Thalassaemia is a genetic blood disorder whereby the blood cells are unable to carry a sufficient supply of oxygen for the body’s needs:

 •   Bone marrow cannot produce normal red blood cells
 •   Heart and other organs fail due to lack of oxygen
 •   Patients look pale and feel tired all the time

Did you know?

 •   Every year, there are about 141-150 beta- thalassaemia births in West Malaysia.
 •   4.5% of Chinese are carriers of alpha- thalassaemia, and most are not aware of it.
 •   There are over 2,400 transfusion-dependent thalassaemia patients in Malaysia.
 •   At least 80% of thalassaemia major patients do not live beyond the age of 10 or 20.
 •   3% to 5% of Malaysians are Thalassaemia carriers.

How does it happen?
 •   It is passed down from healthy parents who are carriers.
 •   Carriers do not show any illness but may pass it on to the next generation.
 •   People become carriers (known a thalassaemia minor) when one of the parents is also a carrier.
 •   People can suffer from thalassaemia disease (Thalassaemia major) when both parents are carriers.

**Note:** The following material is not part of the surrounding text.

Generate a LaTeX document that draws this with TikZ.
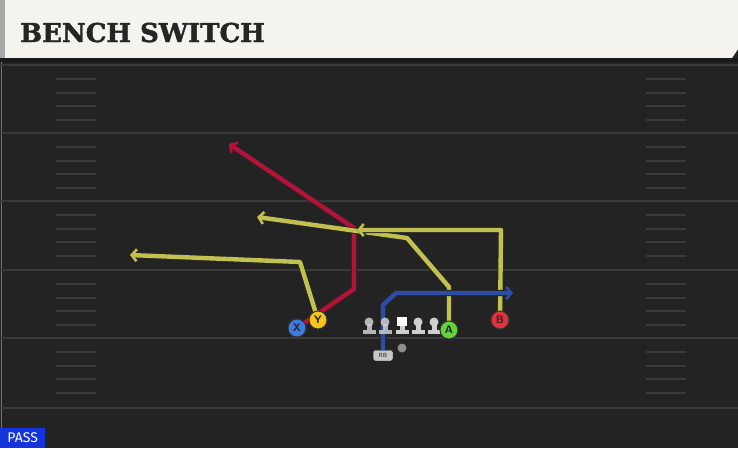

The problem arises when two people with the thalassaemia trait have a child together. Each of them could pass on that half of the information containing mistakes. If that happens the child will make red blood cells that cannot carry enough oxygen and this child will have thalassaemia.


What treatment is required for patients suffering from Thalassaemia?
A Thalassaemic patient needs Monthly transfusions to replace empty red blood cells with new healthy ones each time lasts about 4 to 6 hours.
When the patient is given regular transfusions of blood, the body has enough healthy red blood cells to carry the oxygen it needs, the bone marrow can stop working so hard. The bones grow normally, the heart and other organs have less work to do and the patient feels much better.

To have blood transfusions, the child will have to go to a hospital or special clinic. Each transfusion lasts about 4 to 6 hours and this has to be done on a monthly basis.

The patient requires regular blood transfusions throughout his or her life. The blood transfusions, however, are complicated by a resulting build up of iron.

Who should be tested?
It is important for every Malaysian who may one day have offspring to be aware of there Thalassaemia status.

Many countries such as Singapore, Cyprus and Saudi Arabia have national screening programmes in place.

Initial screening can be performed on a single drop of blood from a “finger-prick” collection and checking the samples turbidity when mixed in a glycerol solution. If the screen is positive, blood can then be sent to the laboratory for a full thalassaemia test.